→ The problem: Repeat every line of the data exactly, but not the pictures.

→ Dataset section:
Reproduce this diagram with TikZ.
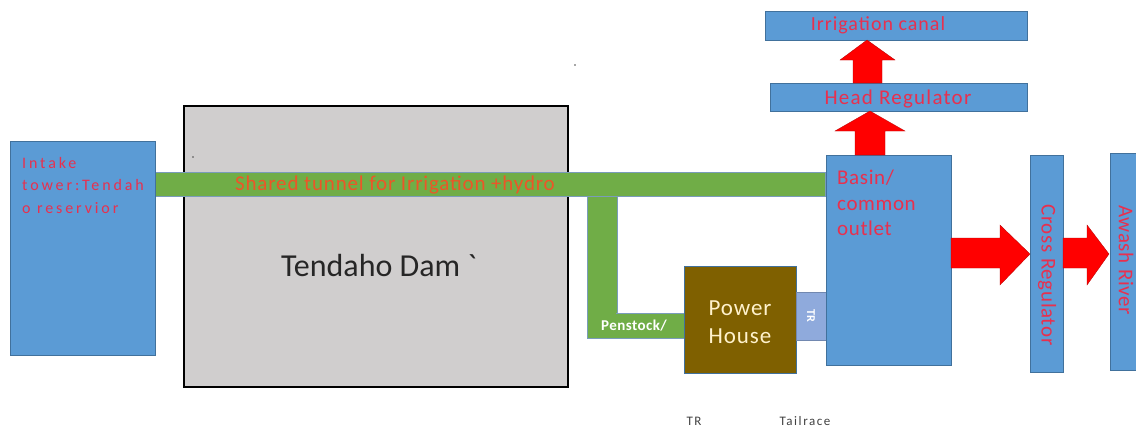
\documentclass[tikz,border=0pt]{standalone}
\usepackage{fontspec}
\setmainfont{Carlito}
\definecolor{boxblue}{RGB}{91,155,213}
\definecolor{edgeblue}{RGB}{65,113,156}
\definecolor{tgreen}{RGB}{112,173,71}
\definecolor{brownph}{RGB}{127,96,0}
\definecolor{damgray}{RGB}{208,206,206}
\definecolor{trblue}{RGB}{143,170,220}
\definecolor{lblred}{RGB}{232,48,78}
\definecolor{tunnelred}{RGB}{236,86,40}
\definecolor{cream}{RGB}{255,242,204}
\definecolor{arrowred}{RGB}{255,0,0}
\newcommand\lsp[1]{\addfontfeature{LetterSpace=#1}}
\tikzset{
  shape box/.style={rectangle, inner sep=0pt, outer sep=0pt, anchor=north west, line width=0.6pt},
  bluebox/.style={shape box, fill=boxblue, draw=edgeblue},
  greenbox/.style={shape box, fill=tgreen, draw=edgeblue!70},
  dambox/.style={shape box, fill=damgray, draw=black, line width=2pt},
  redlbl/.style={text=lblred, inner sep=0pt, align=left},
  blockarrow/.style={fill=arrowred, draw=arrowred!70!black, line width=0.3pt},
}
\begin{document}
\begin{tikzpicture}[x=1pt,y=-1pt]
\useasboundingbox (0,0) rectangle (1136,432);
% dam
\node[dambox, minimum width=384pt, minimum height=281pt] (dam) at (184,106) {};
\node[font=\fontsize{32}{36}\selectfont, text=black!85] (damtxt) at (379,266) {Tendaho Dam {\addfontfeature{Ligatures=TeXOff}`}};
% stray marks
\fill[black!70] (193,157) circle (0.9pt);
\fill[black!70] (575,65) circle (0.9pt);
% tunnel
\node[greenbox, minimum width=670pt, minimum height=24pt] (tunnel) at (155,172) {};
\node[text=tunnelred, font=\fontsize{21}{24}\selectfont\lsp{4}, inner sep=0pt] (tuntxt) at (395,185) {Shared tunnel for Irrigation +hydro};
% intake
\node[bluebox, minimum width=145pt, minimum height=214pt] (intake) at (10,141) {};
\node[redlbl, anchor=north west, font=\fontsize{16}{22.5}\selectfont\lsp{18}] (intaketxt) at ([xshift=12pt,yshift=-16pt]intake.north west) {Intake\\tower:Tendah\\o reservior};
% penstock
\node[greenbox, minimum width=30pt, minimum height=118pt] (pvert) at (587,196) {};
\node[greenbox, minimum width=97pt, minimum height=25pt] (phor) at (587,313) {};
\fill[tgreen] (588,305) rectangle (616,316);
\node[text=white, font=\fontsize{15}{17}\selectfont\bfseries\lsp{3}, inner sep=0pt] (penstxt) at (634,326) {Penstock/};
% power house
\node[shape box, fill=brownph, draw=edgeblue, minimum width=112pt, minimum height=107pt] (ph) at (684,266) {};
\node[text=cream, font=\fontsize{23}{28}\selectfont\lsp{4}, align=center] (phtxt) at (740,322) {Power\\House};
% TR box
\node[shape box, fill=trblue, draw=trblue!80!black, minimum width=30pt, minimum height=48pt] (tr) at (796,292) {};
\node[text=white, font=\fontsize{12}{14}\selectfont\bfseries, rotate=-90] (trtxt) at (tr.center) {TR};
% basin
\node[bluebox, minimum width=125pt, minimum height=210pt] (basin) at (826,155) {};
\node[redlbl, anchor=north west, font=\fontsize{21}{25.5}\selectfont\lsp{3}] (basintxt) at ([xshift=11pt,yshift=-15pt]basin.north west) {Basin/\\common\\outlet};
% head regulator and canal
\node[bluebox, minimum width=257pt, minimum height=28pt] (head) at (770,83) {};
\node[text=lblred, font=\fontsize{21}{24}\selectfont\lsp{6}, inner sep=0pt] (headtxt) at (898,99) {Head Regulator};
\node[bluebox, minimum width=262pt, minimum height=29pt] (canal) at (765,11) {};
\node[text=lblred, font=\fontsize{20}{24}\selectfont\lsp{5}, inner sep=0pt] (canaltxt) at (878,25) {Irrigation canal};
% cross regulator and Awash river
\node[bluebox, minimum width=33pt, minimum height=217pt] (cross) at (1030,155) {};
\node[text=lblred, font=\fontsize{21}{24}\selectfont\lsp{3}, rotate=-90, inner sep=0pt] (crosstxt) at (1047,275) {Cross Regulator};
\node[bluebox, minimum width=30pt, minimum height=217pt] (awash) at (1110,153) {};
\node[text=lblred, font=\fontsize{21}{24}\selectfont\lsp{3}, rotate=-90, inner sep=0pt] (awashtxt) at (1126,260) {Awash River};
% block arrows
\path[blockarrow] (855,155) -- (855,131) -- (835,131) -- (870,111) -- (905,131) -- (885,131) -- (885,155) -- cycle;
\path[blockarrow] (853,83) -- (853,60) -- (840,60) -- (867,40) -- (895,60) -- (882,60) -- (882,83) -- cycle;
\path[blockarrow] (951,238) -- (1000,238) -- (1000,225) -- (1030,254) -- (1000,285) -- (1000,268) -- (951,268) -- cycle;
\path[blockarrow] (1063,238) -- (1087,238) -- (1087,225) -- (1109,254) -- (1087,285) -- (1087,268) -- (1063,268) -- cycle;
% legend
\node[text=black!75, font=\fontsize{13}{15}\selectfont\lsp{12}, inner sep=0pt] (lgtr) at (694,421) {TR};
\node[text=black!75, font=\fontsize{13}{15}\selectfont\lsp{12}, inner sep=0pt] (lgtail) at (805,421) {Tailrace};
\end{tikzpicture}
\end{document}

→ Solution to this exercise:
Reproduce this diagram with TikZ.
\documentclass[tikz,border=0pt]{standalone}
\usepackage{fontspec}
\setmainfont{Carlito}
\definecolor{boxblue}{RGB}{91,155,213}
\definecolor{edgeblue}{RGB}{65,113,156}
\definecolor{tgreen}{RGB}{112,173,71}
\definecolor{brownph}{RGB}{127,96,0}
\definecolor{damgray}{RGB}{208,206,206}
\definecolor{trblue}{RGB}{143,170,220}
\definecolor{lblred}{RGB}{232,48,78}
\definecolor{tunnelred}{RGB}{236,86,40}
\definecolor{cream}{RGB}{255,242,204}
\definecolor{arrowred}{RGB}{255,0,0}
\newcommand\lsp[1]{\addfontfeature{LetterSpace=#1}}
\tikzset{
  shape box/.style={rectangle, inner sep=0pt, outer sep=0pt, anchor=north west, line width=0.6pt},
  bluebox/.style={shape box, fill=boxblue, draw=edgeblue},
  greenbox/.style={shape box, fill=tgreen, draw=edgeblue!70},
  dambox/.style={shape box, fill=damgray, draw=black, line width=2pt},
  redlbl/.style={text=lblred, inner sep=0pt, align=left},
  blockarrow/.style={fill=arrowred, draw=arrowred!70!black, line width=0.3pt},
}
\begin{document}
\begin{tikzpicture}[x=1pt,y=-1pt]
\useasboundingbox (0,0) rectangle (1136,432);
% dam
\node[dambox, minimum width=384pt, minimum height=281pt] (dam) at (184,106) {};
\node[font=\fontsize{32}{36}\selectfont, text=black!85] (damtxt) at (379,266) {Tendaho Dam {\addfontfeature{Ligatures=TeXOff}`}};
% stray marks
\fill[black!70] (193,157) circle (0.9pt);
\fill[black!70] (575,65) circle (0.9pt);
% tunnel
\node[greenbox, minimum width=670pt, minimum height=24pt] (tunnel) at (155,172) {};
\node[text=tunnelred, font=\fontsize{21}{24}\selectfont\lsp{4}, inner sep=0pt] (tuntxt) at (395,185) {Shared tunnel for Irrigation +hydro};
% intake
\node[bluebox, minimum width=145pt, minimum height=214pt] (intake) at (10,141) {};
\node[redlbl, anchor=north west, font=\fontsize{16}{22.5}\selectfont\lsp{18}] (intaketxt) at ([xshift=12pt,yshift=-16pt]intake.north west) {Intake\\tower:Tendah\\o reservior};
% penstock
\node[greenbox, minimum width=30pt, minimum height=118pt] (pvert) at (587,196) {};
\node[greenbox, minimum width=97pt, minimum height=25pt] (phor) at (587,313) {};
\fill[tgreen] (588,305) rectangle (616,316);
\node[text=white, font=\fontsize{15}{17}\selectfont\bfseries\lsp{3}, inner sep=0pt] (penstxt) at (634,326) {Penstock/};
% power house
\node[shape box, fill=brownph, draw=edgeblue, minimum width=112pt, minimum height=107pt] (ph) at (684,266) {};
\node[text=cream, font=\fontsize{23}{28}\selectfont\lsp{4}, align=center] (phtxt) at (740,322) {Power\\House};
% TR box
\node[shape box, fill=trblue, draw=trblue!80!black, minimum width=30pt, minimum height=48pt] (tr) at (796,292) {};
\node[text=white, font=\fontsize{12}{14}\selectfont\bfseries, rotate=-90] (trtxt) at (tr.center) {TR};
% basin
\node[bluebox, minimum width=125pt, minimum height=210pt] (basin) at (826,155) {};
\node[redlbl, anchor=north west, font=\fontsize{21}{25.5}\selectfont\lsp{3}] (basintxt) at ([xshift=11pt,yshift=-15pt]basin.north west) {Basin/\\common\\outlet};
% head regulator and canal
\node[bluebox, minimum width=257pt, minimum height=28pt] (head) at (770,83) {};
\node[text=lblred, font=\fontsize{21}{24}\selectfont\lsp{6}, inner sep=0pt] (headtxt) at (898,99) {Head Regulator};
\node[bluebox, minimum width=262pt, minimum height=29pt] (canal) at (765,11) {};
\node[text=lblred, font=\fontsize{20}{24}\selectfont\lsp{5}, inner sep=0pt] (canaltxt) at (878,25) {Irrigation canal};
% cross regulator and Awash river
\node[bluebox, minimum width=33pt, minimum height=217pt] (cross) at (1030,155) {};
\node[text=lblred, font=\fontsize{21}{24}\selectfont\lsp{3}, rotate=-90, inner sep=0pt] (crosstxt) at (1047,275) {Cross Regulator};
\node[bluebox, minimum width=30pt, minimum height=217pt] (awash) at (1110,153) {};
\node[text=lblred, font=\fontsize{21}{24}\selectfont\lsp{3}, rotate=-90, inner sep=0pt] (awashtxt) at (1126,260) {Awash River};
% block arrows
\path[blockarrow] (855,155) -- (855,131) -- (835,131) -- (870,111) -- (905,131) -- (885,131) -- (885,155) -- cycle;
\path[blockarrow] (853,83) -- (853,60) -- (840,60) -- (867,40) -- (895,60) -- (882,60) -- (882,83) -- cycle;
\path[blockarrow] (951,238) -- (1000,238) -- (1000,225) -- (1030,254) -- (1000,285) -- (1000,268) -- (951,268) -- cycle;
\path[blockarrow] (1063,238) -- (1087,238) -- (1087,225) -- (1109,254) -- (1087,285) -- (1087,268) -- (1063,268) -- cycle;
% legend
\node[text=black!75, font=\fontsize{13}{15}\selectfont\lsp{12}, inner sep=0pt] (lgtr) at (694,421) {TR};
\node[text=black!75, font=\fontsize{13}{15}\selectfont\lsp{12}, inner sep=0pt] (lgtail) at (805,421) {Tailrace};
\end{tikzpicture}
\end{document}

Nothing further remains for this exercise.